In both Maryland and Vermont, a clinician can write a POLST order indicating "no CPR" even without patient or surrogate consent. Regulations in both states authorize the entry of a "do not attempt resuscitation" order on a POLST on the basis that CPR would be "futile" or "medically ineffective." This "no consent" option is clearly printed right on the POLST form.
California law similarly provides that while "a health care provider shall treat an individual in accordance with a POLST form," that requirement "does not apply if the POLST form requires medically ineffective health care or health care contrary to generally accepted health care standards applicable to the health care provider or institution." But unlike Maryland and Vermont, the "no consent" option is not printed on the POLST form itself.
Nevertheless, this has not prevented California providers from utilizing this option. For example, Dominican Hospital in Santa Cruz, rewrote a patient's POLST contrary to his prior expressed wishes, apparently on the ground of medical ineffectiveness. Of course, since the patient was unbefriended / unrepresented, there was little risk that such a decision would be challenged. It is unclear that clinicians would rewrite a POLST on grounds of ineffectiveness in the face of surrogate opposition.

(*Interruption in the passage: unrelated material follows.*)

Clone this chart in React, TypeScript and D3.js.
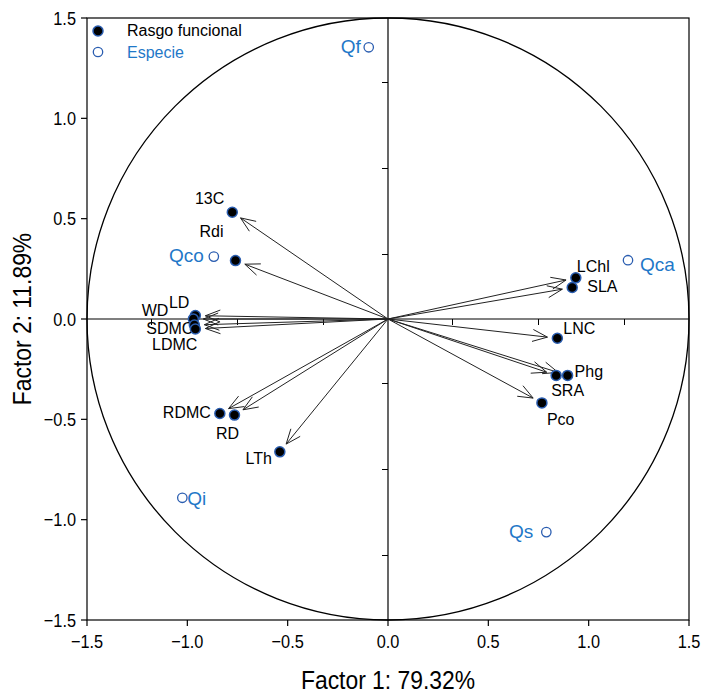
import React from 'react'
import * as d3 from 'd3'

// rasgos funcionales (factor 1, factor 2)
const traitNames = ['13C', 'Rdi', 'LD', 'WD', 'SDMC', 'LDMC', 'RDMC', 'RD', 'LTh', 'LChl', 'SLA', 'LNC', 'Phg', 'SRA', 'Pco']
const traitF1 = [-0.776, -0.76, -0.96, -0.97, -0.965, -0.96, -0.838, -0.765, -0.539, 0.936, 0.918, 0.844, 0.895, 0.838, 0.767]
const traitF2 = [0.532, 0.291, 0.017, 0.0, -0.03, -0.05, -0.471, -0.479, -0.662, 0.205, 0.157, -0.096, -0.281, -0.281, -0.418]

// especies
const speciesNames = ['Qf', 'Qco', 'Qca', 'Qi', 'Qs']
const speciesF1 = [-0.096, -0.868, 1.196, -1.025, 0.789]
const speciesF2 = [1.354, 0.311, 0.293, -0.891, -1.062]

const axisTicks = [-1.5, -1.0, -0.5, 0.0, 0.5, 1.0, 1.5]
const innerTicks = [-2.75, -1.75, -0.75, 0.75, 1.75, 2.75]
const circleRadius = 1.5

// label placement (px offset from the point)
const labelPos: Record<string, [string, number, number]> = {
    '13C': ['end', -8, -8],
    Rdi: ['end', -12, -24],
    LD: ['end', -6, -8],
    WD: ['end', -25, -3],
    SDMC: ['end', -1, 9],
    LDMC: ['end', 2, 21],
    RDMC: ['end', -9, 4],
    RD: ['middle', -7, 24],
    LTh: ['end', -8, 12],
    LChl: ['start', 1, -6],
    SLA: ['start', 15, 5],
    LNC: ['start', 6, -4],
    Phg: ['start', 7, 2],
    SRA: ['start', -5, 21],
    Pco: ['start', 5, 22],
    Qf: ['end', -8, 6],
    Qco: ['end', -10, 5],
    Qca: ['start', 12, 11],
    Qi: ['start', 5, 7],
    Qs: ['end', -13, 6],
}

const blue = '#1f78c8'
const dotStroke = '#2a5db0'
const font = 'Liberation Sans, Arial, sans-serif'
const narrowScale = 0.86

const App = () => {
    const width = 702,
        height = 693
    const left = 87, right = 689, top = 18, bottom = 620

    const x = d3.scaleLinear().domain([-1.5, 1.5]).range([left, right])
    const y = d3.scaleLinear().domain([-1.5, 1.5]).range([bottom, top])
    // secondary scale used by the inner (zero) axes
    const xi = d3.scaleLinear().domain([-3.5, 3.5]).range([left, right])
    const yi = d3.scaleLinear().domain([-3.5, 3.5]).range([bottom, top])

    const x0 = x(0), y0 = y(0)

    const traits = traitNames.map((n, i) => ({ name: n, px: x(traitF1[i]), py: y(traitF2[i]) }))
    const species = speciesNames.map((n, i) => ({ name: n, px: x(speciesF1[i]), py: y(speciesF2[i]) }))

    const circlePath = d3.path()
    circlePath.arc(x0, y0, x(circleRadius) - x0, 0, Math.PI * 2)

    // arrows from origin, stopping a bit short of the dot
    const arrows = traits.map(t => {
        const dx = t.px - x0, dy = t.py - y0
        const len = Math.sqrt(dx * dx + dy * dy)
        const ux = dx / len, uy = dy / len
        const tx = x0 + ux * (len - 10), ty = y0 + uy * (len - 10)
        const head = 16, ang = (22 * Math.PI) / 180
        const bx = -ux, by = -uy
        const b1 = [tx + head * (bx * Math.cos(ang) - by * Math.sin(ang)), ty + head * (bx * Math.sin(ang) + by * Math.cos(ang))]
        const b2 = [tx + head * (bx * Math.cos(-ang) - by * Math.sin(-ang)), ty + head * (bx * Math.sin(-ang) + by * Math.cos(-ang))]
        const line = d3.line()
        return {
            name: t.name,
            shaft: line([[x0, y0], [tx, ty]]),
            head: line([b1 as [number, number], [tx, ty], b2 as [number, number]]),
        }
    })

    const fmt = d3.format('.1f')

    return (
        <svg width={width} height={height} style={{ position: 'absolute', left: 0, top: 0, background: '#fff' }}>
            <rect x={0} y={0} width={width} height={height} fill="#fff" />
            {/* frame */}
            <rect x={left} y={top} width={right - left} height={bottom - top} fill="none" stroke="#000" strokeWidth={1.2} />

            {/* zero axes */}
            <line x1={left} x2={right} y1={y0} y2={y0} stroke="#000" strokeWidth={1.2} />
            <line x1={x0} x2={x0} y1={top} y2={bottom} stroke="#000" strokeWidth={1.2} />
            {innerTicks.map(t => (
                <line key={'ih' + t} x1={xi(t)} x2={xi(t)} y1={y0} y2={y0 + 6} stroke="#000" strokeWidth={1} />
            ))}
            {innerTicks.map(t => (
                <line key={'iv' + t} x1={x0 - 6} x2={x0} y1={yi(t)} y2={yi(t)} stroke="#000" strokeWidth={1} />
            ))}

            {/* circle */}
            <path d={circlePath.toString()} fill="none" stroke="#000" strokeWidth={1.3} />

            {/* axes ticks */}
            {axisTicks.map(t => (
                <g key={'xt' + t}>
                    <line x1={x(t)} x2={x(t)} y1={bottom} y2={bottom + 6} stroke="#000" strokeWidth={1.2} />
                    <text transform={`translate(${x(t)},648) scale(${narrowScale},1)`} textAnchor="middle" fontSize={19} fontFamily={font} fill="#000">
                        {fmt(t)}
                    </text>
                </g>
            ))}
            {axisTicks.map(t => (
                <g key={'yt' + t}>
                    <line x1={left - 6} x2={left} y1={y(t)} y2={y(t)} stroke="#000" strokeWidth={1.2} />
                    <text transform={`translate(76,${y(t) + 6.5}) scale(${narrowScale},1)`} textAnchor="end" fontSize={19} fontFamily={font} fill="#000">
                        {fmt(t)}
                    </text>
                </g>
            ))}

            {/* axis titles */}
            <text transform={`translate(${x0},689) scale(0.88,1)`} textAnchor="middle" fontSize={26} fontFamily={font} fill="#000">
                Factor 1: 79.32%
            </text>
            <text transform={`translate(31,${y0}) rotate(-90) scale(0.88,1)`} textAnchor="middle" fontSize={26} fontFamily={font} fill="#000">
                Factor 2: 11.89%
            </text>

            {/* arrows */}
            {arrows.map(a => (
                <g key={'a' + a.name} fill="none" stroke="#222" strokeWidth={1}>
                    <path d={a.shaft as string} />
                    <path d={a.head as string} />
                </g>
            ))}

            {/* labels */}
            {traits.map(t => {
                const [anchor, dx, dy] = labelPos[t.name]
                return (
                    <text key={'tl' + t.name} x={t.px + dx} y={t.py + dy} textAnchor={anchor as any} fontSize={16} fontFamily={font} fill="#000">
                        {t.name}
                    </text>
                )
            })}
            {species.map(s => {
                const [anchor, dx, dy] = labelPos[s.name]
                return (
                    <text key={'sl' + s.name} x={s.px + dx} y={s.py + dy} textAnchor={anchor as any} fontSize={19} fontFamily={font} fill={blue}>
                        {s.name}
                    </text>
                )
            })}

            {/* points */}
            {traits.map(t => (
                <circle key={'tp' + t.name} cx={t.px} cy={t.py} r={5} fill="#000" stroke={dotStroke} strokeWidth={1.5} />
            ))}
            {species.map(s => (
                <circle key={'sp' + s.name} cx={s.px} cy={s.py} r={4.7} fill="#fff" stroke={dotStroke} strokeWidth={1.3} />
            ))}

            {/* legend */}
            <circle cx={98} cy={31} r={5} fill="#000" stroke={dotStroke} strokeWidth={1.5} />
            <text x={127} y={36} fontSize={16} fontFamily={font} fill="#000">Rasgo funcional</text>
            <circle cx={98} cy={52} r={4.7} fill="#fff" stroke={dotStroke} strokeWidth={1.3} />
            <text x={127} y={58} fontSize={16} fontFamily={font} fill={blue}>Especie</text>
        </svg>
    )
}

export default App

Many states have long allowed clinicians to unilaterally refuse (surrogate-, agent-, or surrogate-requested) treatment that is "medically ineffective" or that is "contrary to generally accepted health care standards." But since there is significant uncertainty about when those standards are satisfied, clinicians have generally declined to avail themselves of such safe harbors. It is unclear, yet, whether analogous POLST safe harbors will be any more effective.